A long way to the library

I reckon it’s about six or seven miles as the crow flies. But I didn’t give birth to a crow, so it had to be a journey by train instead. And yes I know I’m being petty. And grumpy. But how hard can it be to ‘make’ a library card? When you’re a library.

We live near(ish) a large university. Six or seven miles as the crow flies. As I said. Daughter’s sixth form college somehow arranged for sixformers to apply to have library cards at the renowned university library. Goodness, even the Resident IT Consultant has one. They’re not that special.

With EPQs (don’t ask) on the horizon it was deemed quite a useful thing to have. College library isn’t so well stocked with specialist books. I’m not sure how many weeks ago the application was made from college. But quite a while.

(Btw, did I mention Daughter will kill me for this? Goodbye people, it’s been nice knowing you.)

Anyway, EPQ crawling ever closer, Daughter phoned renowned library on Saturday to find out about her card. They had received the application. But they didn’t know where it is. But if she came in Monday they’d sort it. Mondays happen to be the only day of the week Daughter has anything like spare time for travelling six or seven miles. So despite feeling rough, she caught the train, walked the 15 minutes to the library, found they had no idea where the application is, but they’d look for it and she could come back at a later date. She walked back to the station, got on her three trains and came home again.

That was a mere two hours and twenty minutes out of her life. Plus the train fare. Not much. But she could have used both time and money better.

They were very nice, though. She could have looked at the books when she was there. Not take them out, obviously.

Maybe you can only apply once, and even a lost application means there is nothing that can be done. Otherwise I feel, simple soul that I am, that they could have done a new one while she was there. She was there (necessary for photo, apparently), she had about six different types of ID, so why not do it there and then? Could there be some special ‘hotline’ direct from Daughter’s college to renowned library that somehow guarantees her status, and which can’t be arranged any other way?

Now that Daughter is actually – yes! – of age, I don’t feel I can write and complain on her behalf. So I’m resorting to the kind of writing I can do. It really is not a big deal. But it does seem very lame, that a library in this day and age can’t fix something like a card on the spot. At least when it’s they who have lost it, and not the customer.

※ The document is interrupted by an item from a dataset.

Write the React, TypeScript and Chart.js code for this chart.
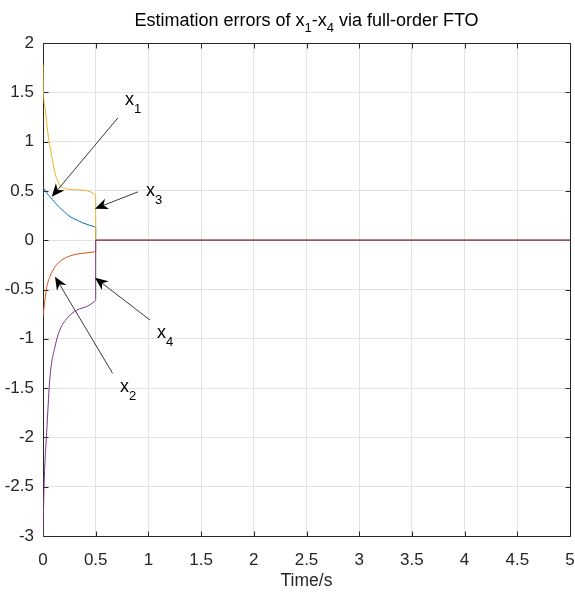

Meanwhile I’d be awfully grateful if someone could fix photographs of Jupiter’s moons, taken at regular intervals by some fancy telescope on Gran Canaria. It’d make the lack of library card more bearable.

7 responses to “A long way to the library

  1. I also get around by public transportation, so I very much sympathize. I’ve done the walk to the bus, to the train to the bus thing all too recently. It does make you question whether there is really anything so important that you actually have to get to it.

    The library cards on the other hand are pretty easily replaceable here, though I have to admit its been a long while since I applied for one at that local university.

  2. Poor daughter. Please give her my sympathy- exactly the same thing happened to me a month ago. (And my nearest slightly decent library is 7-8 miles away too). And no form of id that I happened to be carrying (including British library card and S of A membership) would suffice. ‘Driving license or passport’ they said sternly.

    What is this about Jupiter’s moons? Very beautiful- I saw four of them in a line once. Is it homework? Have you googled- yes, you must have done. Shall I consult the resident astronomer when he comes home tonight?

  3. Yes, please! It’s the blasted EPQ, which requires pictures to do something like calculate something and something else…

  4. Post you comments on the univeristy/library website, this is a wonderful example of how not to run a library. There should also be a library development plan and send in a letter to ask for a copy of it. Their customer care standards are far too low and will deter many bright students from making the best use of resources, that we as citizens have already paid for.

  5. *Gasp*
    No library card!!!!!!!!
    How can she survive????

  6. Relax, Me!!!!, it’s just for the uni library. She does have an ordinary one, but funnily enough she doesn’t seem to need to borrow fiction. Could have something to do with the mountains of books all over the house.

  7. If Daughter feels she can’t object to this idiocy, that means she is being treated as a child, which means in turn that Mom gets to do the whole parent thing, preferably with Daughter in tow, so she can learn how it is done. This is what in the US in called (by educators!) a “teachable moment” :).